**Stated exercise**
Please write out the lines of the data exactly, beginning with the first and ending with the line containing "bounds.push(area.bottom);"; leave the pictures behind.

**Supplied data**
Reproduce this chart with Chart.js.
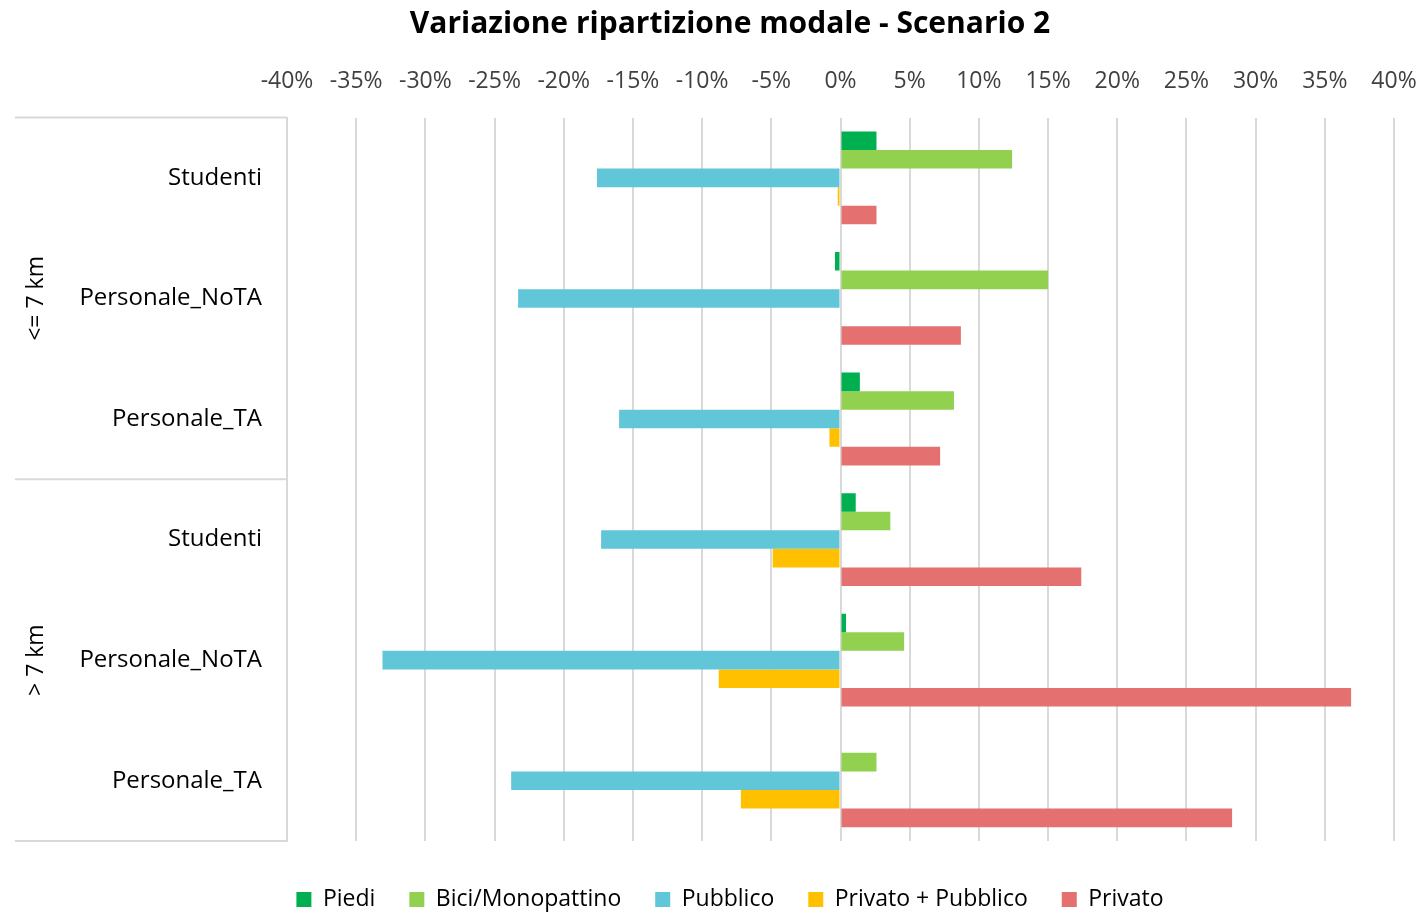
<!DOCTYPE html>
<html>
<head>
<meta charset="utf-8">
<script src="https://cdn.jsdelivr.net/npm/chart.js@4"></script>
<style>
  html, body { margin: 0; padding: 0; background: #fff; }
  #wrap { width: 1425px; height: 913px; }
</style>
</head>
<body>
<div id="wrap"><canvas id="myChart" width="1425" height="913"></canvas></div>
<script>
// categories (inner) and outer distance groups
let categories = ["Studenti", "Personale_NoTA", "Personale_TA", "Studenti", "Personale_NoTA", "Personale_TA"];
let groups = ["<= 7 km", "> 7 km"];
let groupSize = 3;

// series values (%)
let piedi = [2.6, -0.4, 1.4, 1.1, 0.4, 0];
let bici = [12.4, 15.0, 8.2, 3.6, 4.6, 2.6];
let pubblico = [-17.6, -23.3, -16.0, -17.3, -33.1, -23.8];
let privatoPubblico = [-0.2, 0, -0.8, -4.9, -8.8, -7.2];
let privato = [2.6, 8.7, 7.2, 17.4, 36.9, 28.3];

let seriesNames = ["Piedi", "Bici/Monopattino", "Pubblico", "Privato + Pubblico", "Privato"];
let colors = ["#00b050", "#92d050", "#62c6d9", "#ffc000", "#e47070"];

let xTicks = [-40, -35, -30, -25, -20, -15, -10, -5, 0, 5, 10, 15, 20, 25, 30, 35, 40];

let fontFamily = "'Open Sans', sans-serif";
let gridColor = "#d9d9d9";

// draws the outer group labels and separator lines on the category axis
let groupPlugin = {
    id: "groupLabels",
    afterDraw(chart) {
        let ctx = chart.ctx;
        let y = chart.scales.y;
        let area = chart.chartArea;
        let x0 = 15;
        let bounds = [area.top];
        for (let g = 1; g < groups.length; g++) {
            let i = g * groupSize;
            bounds.push((y.getPixelForValue(i - 1) + y.getPixelForValue(i)) / 2);
        }
        bounds.push(area.bottom);

        ctx.save();
        ctx.strokeStyle = gridColor;
        ctx.lineWidth = 2;
        bounds.forEach(b => {
            ctx.beginPath();
            ctx.moveTo(x0, b);
            ctx.lineTo(area.left, b);
            ctx.stroke();
        });

        ctx.fillStyle = "#000";
        ctx.font = "23px " + fontFamily;
        ctx.textAlign = "center";
        ctx.textBaseline = "middle";
        groups.forEach((name, g) => {
            let cy = (bounds[g] + bounds[g + 1]) / 2;
            ctx.save();
            ctx.translate(36, cy);
            ctx.rotate(-Math.PI / 2);
            ctx.fillText(name, 0, 0);
            ctx.restore();
        });
        ctx.restore();
    }
};

let seriesData = [piedi, bici, pubblico, privatoPubblico, privato];

let myChart = document.getElementById("myChart").getContext("2d");

let barChart = new Chart(myChart, {
    type: "bar",
    data: {
        labels: categories,
        datasets: seriesNames.map((name, i) => ({
            label: name,
            data: seriesData[i],
            backgroundColor: colors[i],
            borderWidth: 0,
            categoryPercentage: 0.77,
            barPercentage: 1.0
        }))
    },
    options: {
        indexAxis: "y",
        responsive: false,
        animation: false,
        layout: {
            padding: { left: 47, right: 12, top: 0, bottom: -8 }
        },
        scales: {
            x: {
                position: "top",
                min: -40,
                max: 40,
                afterBuildTicks(scale) {
                    scale.ticks = xTicks.map(v => ({ value: v }));
                },
                afterFit(scale) {
                    scale.paddingRight = 31;
                },
                ticks: {
                    callback: v => v + "%",
                    color: "#404040",
                    font: { size: 23, family: fontFamily },
                    padding: 22,
                    maxRotation: 0
                },
                grid: {
                    color: gridColor,
                    lineWidth: 2,
                    drawTicks: false
                },
                border: { display: false }
            },
            y: {
                ticks: {
                    color: "#000",
                    font: { size: 24, family: fontFamily },
                    padding: 17
                },
                grid: { display: false },
                border: { display: true, color: gridColor, width: 2 },
                afterFit(scale) {
                    scale.width = 240;
                }
            }
        },
        plugins: {
            title: {
                display: true,
                text: "Variazione ripartizione modale - Scenario 2",
                color: "#000",
                font: { size: 30, weight: "bold", family: fontFamily },
                padding: { top: 6, bottom: 4 }
            },
            legend: {
                position: "bottom",
                title: {
                    display: true,
                    text: "",
                    font: { size: 13, lineHeight: 1 },
                    padding: 0
                },
                labels: {
                    color: "#000",
                    font: { size: 23, family: fontFamily },
                    boxWidth: 15,
                    boxHeight: 15,
                    padding: 34
                }
            },
            tooltip: { enabled: false }
        }
    },
    plugins: [groupPlugin]
});
</script>
</body>
</html>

**Response to the exercise**
Reproduce this chart with Chart.js.
<!DOCTYPE html>
<html>
<head>
<meta charset="utf-8">
<script src="https://cdn.jsdelivr.net/npm/chart.js@4"></script>
<style>
  html, body { margin: 0; padding: 0; background: #fff; }
  #wrap { width: 1425px; height: 913px; }
</style>
</head>
<body>
<div id="wrap"><canvas id="myChart" width="1425" height="913"></canvas></div>
<script>
// categories (inner) and outer distance groups
let categories = ["Studenti", "Personale_NoTA", "Personale_TA", "Studenti", "Personale_NoTA", "Personale_TA"];
let groups = ["<= 7 km", "> 7 km"];
let groupSize = 3;

// series values (%)
let piedi = [2.6, -0.4, 1.4, 1.1, 0.4, 0];
let bici = [12.4, 15.0, 8.2, 3.6, 4.6, 2.6];
let pubblico = [-17.6, -23.3, -16.0, -17.3, -33.1, -23.8];
let privatoPubblico = [-0.2, 0, -0.8, -4.9, -8.8, -7.2];
let privato = [2.6, 8.7, 7.2, 17.4, 36.9, 28.3];

let seriesNames = ["Piedi", "Bici/Monopattino", "Pubblico", "Privato + Pubblico", "Privato"];
let colors = ["#00b050", "#92d050", "#62c6d9", "#ffc000", "#e47070"];

let xTicks = [-40, -35, -30, -25, -20, -15, -10, -5, 0, 5, 10, 15, 20, 25, 30, 35, 40];

let fontFamily = "'Open Sans', sans-serif";
let gridColor = "#d9d9d9";

// draws the outer group labels and separator lines on the category axis
let groupPlugin = {
    id: "groupLabels",
    afterDraw(chart) {
        let ctx = chart.ctx;
        let y = chart.scales.y;
        let area = chart.chartArea;
        let x0 = 15;
        let bounds = [area.top];
        for (let g = 1; g < groups.length; g++) {
            let i = g * groupSize;
            bounds.push((y.getPixelForValue(i - 1) + y.getPixelForValue(i)) / 2);
        }
        bounds.push(area.bottom);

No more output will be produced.